Après seize mois au pouvoir, la junte d’Assimi Goïta continue de réfléchir, à voix haute, à la suite des évènements. Les résolutions des Assises nationales de la refondation n’alimentent-elle qu’un surplace ?
C’est bien connu : dans un marché populaire, le margoulin qui veut vendre sa pacotille à 500 F CFA en réclamera d’abord 2 000 au client, avant d’affirmer qu’il ne cédera la bimbeloterie à 1 000 F CFA qu’à perte, et uniquement parce qu’il s’agit là du premier client de la journée – porte-bonheur – ou le dernier chaland – consolateur. Et ceci avant de conclure : « donne ce que tu as ».
Entre deux réveillons, les observateurs de la situation malienne espéraient l’annonce d’un chronogramme politique susceptible de projeter le Mali, dès 2022, vers un renouveau démocratique. Dans leurs résolutions, les Assises nationales de la refondation ont recommandé une prolongation de la transition de six mois à… cinq ans.
Certes, les tâches présentées comme préalables et donc prioritaires sont légion : réforme de la Constitution, adoption d’une nouvelle loi électorale, mise en place d’un organe unique de gestion des élections ou encore amélioration de la situation sécuritaire. Mais la fourchette de prolongation de la transition – de six à soixante mois, soit un rapport de 1 à 10 – est étrangement large. Faut-il voir dans le sursis potentiel de 1 800 jours de la présidence Goïta la première base de négociation avec une Communauté économique des États de l’Afrique de l’Ouest (Cedeao) quelque peu grognonne ? Cette base à laquelle, sur le marché, ne croient ni le vendeur ni le client ?
Le flou allié de la junte ?
L’échéancier proposé par le gouvernement malien, dans l’apathie du jour de l’An, au chef de l’État ghanéen Nana Akufo-Addo, président en exercice de l’institution sous-régionale, table sur la tenue d’un référendum constitutionnel en janvier 2024, des élections législatives et sénatoriales couplées en novembre 2025 et une élection présidentielle au plus tard en décembre 2026.

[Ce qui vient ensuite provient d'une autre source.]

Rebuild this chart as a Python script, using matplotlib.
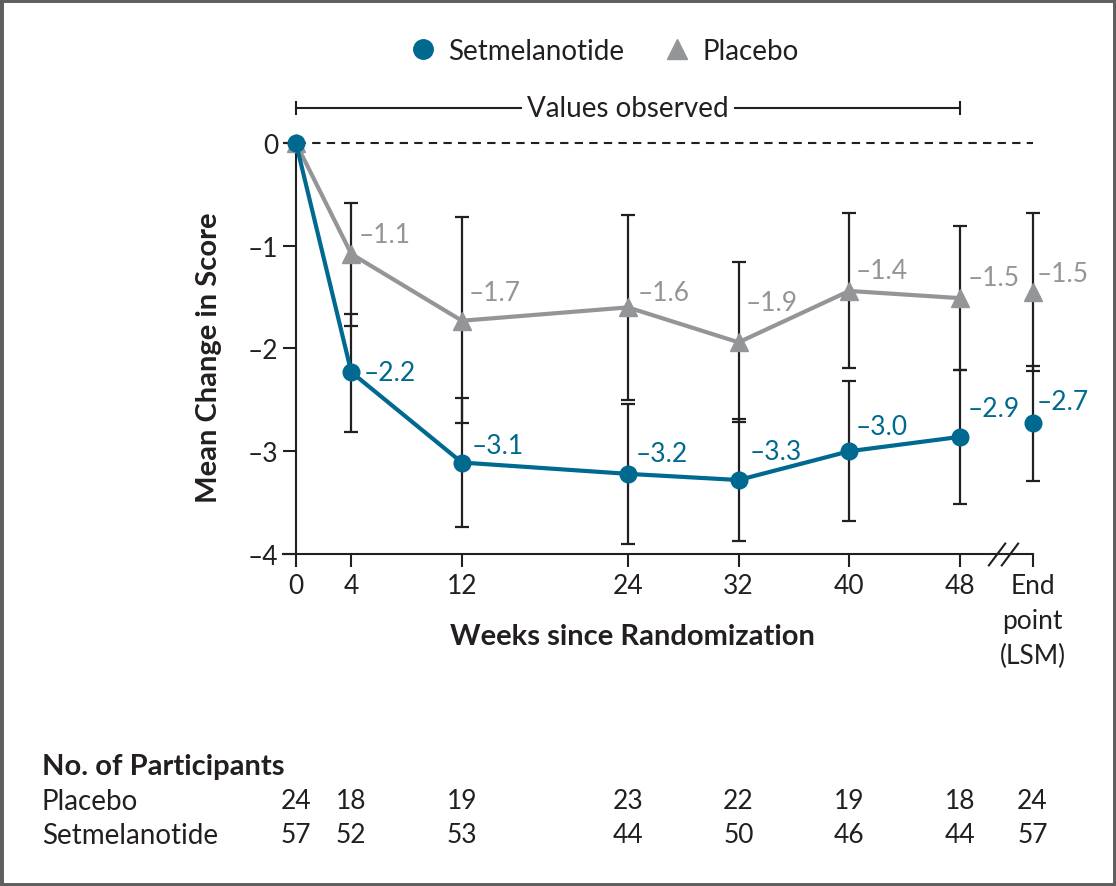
import matplotlib
matplotlib.use("Agg")
import matplotlib.pyplot as plt
import matplotlib.transforms as mtransforms
from matplotlib.lines import Line2D
from matplotlib.patches import Rectangle
from matplotlib.path import Path
import numpy as np

plt.rcParams['font.family'] = ['Lato', 'DejaVu Sans']

# Data
weeks = [0, 4, 12, 24, 32, 40, 48]
x_labels = ['0', '4', '12', '24', '32', '40', '48', 'End\npoint\n(LSM)']

placebo_mean = [0, -1.08, -1.73, -1.60, -1.94, -1.44, -1.51]
placebo_low = [np.nan, -1.78, -2.73, -2.50, -2.72, -2.19, -2.21]
placebo_high = [np.nan, -0.58, -0.72, -0.70, -1.16, -0.68, -0.81]
placebo_end = -1.45
placebo_end_low = -2.22
placebo_end_high = -0.68
placebo_labels = ['–1.1', '–1.7', '–1.6', '–1.9', '–1.4', '–1.5', '–1.5']

setmel_mean = [0, -2.23, -3.11, -3.22, -3.28, -3.00, -2.86]
setmel_low = [np.nan, -2.81, -3.74, -3.90, -3.87, -3.68, -3.51]
setmel_high = [np.nan, -1.66, -2.48, -2.54, -2.69, -2.32, -2.21]
setmel_end = -2.73
setmel_end_low = -3.29
setmel_end_high = -2.17
setmel_labels = ['–2.2', '–3.1', '–3.2', '–3.3', '–3.0', '–2.9', '–2.7']

n_placebo = [24, 18, 19, 23, 22, 19, 18, 24]
n_setmel = [57, 52, 53, 44, 50, 46, 44, 57]

# layout
end_x = 53.25
blue = '#00698F'
grey = '#939598'
dark = '#231F20'
fs = 19

# label offsets in pixels (dx, dy) for each labelled point (weeks 4..48, end)
placebo_off = [(7, 19), (7, 28), (10, 15), (7, 40), (6, 20), (8, 21), (4, 18)]
setmel_off = [(12, 0), (10, 17), (8, 20), (11, 29), (6, 25), (8, 28), (4, 22)]

fig = plt.figure(figsize=(11.16, 8.87), dpi=100)
ax = fig.add_axes([0.2404, 0.3743, 0.7189, 0.5213])
ax.set_xlim(-2, 56)
ax.set_ylim(-4, 0.5)

xs = weeks + [end_x]

def with_end(a, e):
    return np.array(a + [e], dtype=float)

p_mean = with_end(placebo_mean, placebo_end)
p_low = with_end(placebo_low, placebo_end_low)
p_high = with_end(placebo_high, placebo_end_high)
s_mean = with_end(setmel_mean, setmel_end)
s_low = with_end(setmel_low, setmel_end_low)
s_high = with_end(setmel_high, setmel_end_high)

# error bars
for m, lo, hi in [(p_mean, p_low, p_high), (s_mean, s_low, s_high)]:
    ok = ~np.isnan(lo)
    xx = np.array(xs)[ok]
    ax.errorbar(xx, m[ok], yerr=[m[ok] - lo[ok], hi[ok] - m[ok]], fmt='none',
                ecolor=dark, elinewidth=1.6, capsize=5, capthick=1.6, zorder=2)

# zero reference line
ax.plot([-0.94, end_x], [0, 0], color=dark, lw=1.5, ls=(0, (4, 3)), zorder=1)

# lines
ax.plot(weeks, placebo_mean, color=grey, lw=3, marker='^', ms=13, zorder=3)
ax.plot([end_x], [placebo_end], color=grey, marker='^', ms=13, zorder=3)
ax.plot(weeks, setmel_mean, color=blue, lw=3, marker='o', ms=12, zorder=4)
ax.plot([end_x], [setmel_end], color=blue, marker='o', ms=12, zorder=4)

# value labels
for x, y, t, (dx, dy) in zip(xs[1:], p_mean[1:], placebo_labels, placebo_off):
    ax.annotate(t, (x, y), xytext=(dx, dy), textcoords='offset pixels',
                ha='left', va='center', color=grey, fontsize=fs)
for x, y, t, (dx, dy) in zip(xs[1:], s_mean[1:], setmel_labels, setmel_off):
    ax.annotate(t, (x, y), xytext=(dx, dy), textcoords='offset pixels',
                ha='left', va='center', color=blue, fontsize=fs)

# "Values observed" bracket
yb = 0.34
ax.plot([0, 48], [yb, yb], color=dark, lw=1.5, clip_on=False)
ax.plot([0, 48], [yb, yb], ls='none', marker='|', ms=10, mew=1.5, color=dark, clip_on=False)
ax.text(24, yb, 'Values observed', ha='center', va='center', fontsize=fs + 1, color=dark,
        bbox=dict(facecolor='white', edgecolor='none', pad=4))

# axes styling
for s in ['top', 'right']:
    ax.spines[s].set_visible(False)
ax.spines['left'].set_position(('data', 0))
ax.spines['left'].set_bounds(-4, 0)
ax.spines['bottom'].set_bounds(-0.94, end_x)
for s in ['left', 'bottom']:
    ax.spines[s].set_color(dark)
    ax.spines[s].set_linewidth(1.5)

ax.set_yticks([0, -1, -2, -3, -4])
ax.set_yticklabels(['0', '–1', '–2', '–3', '–4'])
ax.set_xticks(xs)
ax.set_xticklabels(x_labels, linespacing=1.5)
ax.tick_params(axis='both', direction='out', length=9.5, width=1.5, color=dark,
               labelsize=fs, labelcolor=dark)
ax.tick_params(axis='x', pad=4)
ax.tick_params(axis='y', pad=3)

# axis break mark
brk = Path([(-1.3, -1), (0.2, 1), (-0.2, -1), (1.3, 1)],
           [Path.MOVETO, Path.LINETO, Path.MOVETO, Path.LINETO])
ax.plot([51.1], [-4], marker=brk, ms=22, mew=1.5, color=dark, ls='none', clip_on=False)

# axis titles
fig.text(209 / 1116, 1 - 358 / 887, 'Mean Change in Score', rotation=90, ha='center',
         va='center', fontsize=21, fontweight='bold', color=dark)
fig.text(632 / 1116, 1 - 637 / 887, 'Weeks since Randomization', ha='center',
         va='center', fontsize=21, fontweight='bold', color=dark)

# legend
handles = [Line2D([], [], color=blue, marker='o', ms=14, ls='none'),
           Line2D([], [], color=grey, marker='^', ms=14, ls='none')]
fig.legend(handles, ['Setmelanotide', 'Placebo'], loc='center',
           bbox_to_anchor=(604 / 1116, 1 - 52 / 887), ncol=2, frameon=False,
           fontsize=20, handlelength=1.0, handletextpad=0.4, columnspacing=1.4,
           labelcolor=dark)

# participants table
fig.text(42 / 1116, 1 - 767 / 887, 'No. of Participants', ha='left', va='center',
         fontsize=21, fontweight='bold', color=dark)
fig.text(42 / 1116, 1 - 802 / 887, 'Placebo', ha='left', va='center', fontsize=20, color=dark)
fig.text(42 / 1116, 1 - 836 / 887, 'Setmelanotide', ha='left', va='center', fontsize=20, color=dark)
trans = mtransforms.blended_transform_factory(ax.transData, fig.transFigure)
for x, a, b in zip(xs, n_placebo, n_setmel):
    ax.text(x, 1 - 802 / 887, str(a), transform=trans, ha='center', va='center',
            fontsize=fs, color=dark, clip_on=False)
    ax.text(x, 1 - 836 / 887, str(b), transform=trans, ha='center', va='center',
            fontsize=fs, color=dark, clip_on=False)

# frame
fig.patches.append(Rectangle((0, 0), 1, 1, transform=fig.transFigure, fill=False,
                             edgecolor='#5f5f5f', linewidth=5))

fig.savefig('out.png', dpi=100)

BEAUCOUP DE BRUIT POUR RIEN
Dès le lendemain de la proposition, une dizaine d’organisations politiques maliennes rejetaient le projet de prolongation, qui « violerait » la propre charte de la transition, par « une tentative de confiscation du pouvoir par la force et la ruse ». Mais la junte s’en soucie-t-elle ? Le médiateur de la Cedeao, Goodluck Jonathan, est attendu à Bamako le 5 janvier. Et, dimanche 9 janvier, devrait se tenir un sommet extraordinaire des chefs d’État de l’organisation…
« Beaucoup de bruit pour rien », aurait peut-être écrit le dramaturge William Shakespeare à l’issue des Assises. La décision de la junte est-elle une absence consciente de décision ? La fourchette surréaliste de la prolongation éventuelle de la transition ne sert-elle qu’à jouer la montre dans un marchandage à prolonger ? Certains considèrent que le flou est l’allié de la junte, en matière de légitimation politique comme de partenariat sécuritaire.
Qui nierait que le Mali a toute latitude pour choisir souverainement ses partenaires sur le terrain militaire ? Personne de sensé. Pourtant, le Mali a-t-il choisi clairement ? Combien de temps faut-il pour annoncer officiellement le déploiement d’un contingent paramilitaire du groupe Wagner que certains semblent observer ? La diplomatie n’est pas plus un jeu de bonneteau que de devinettes.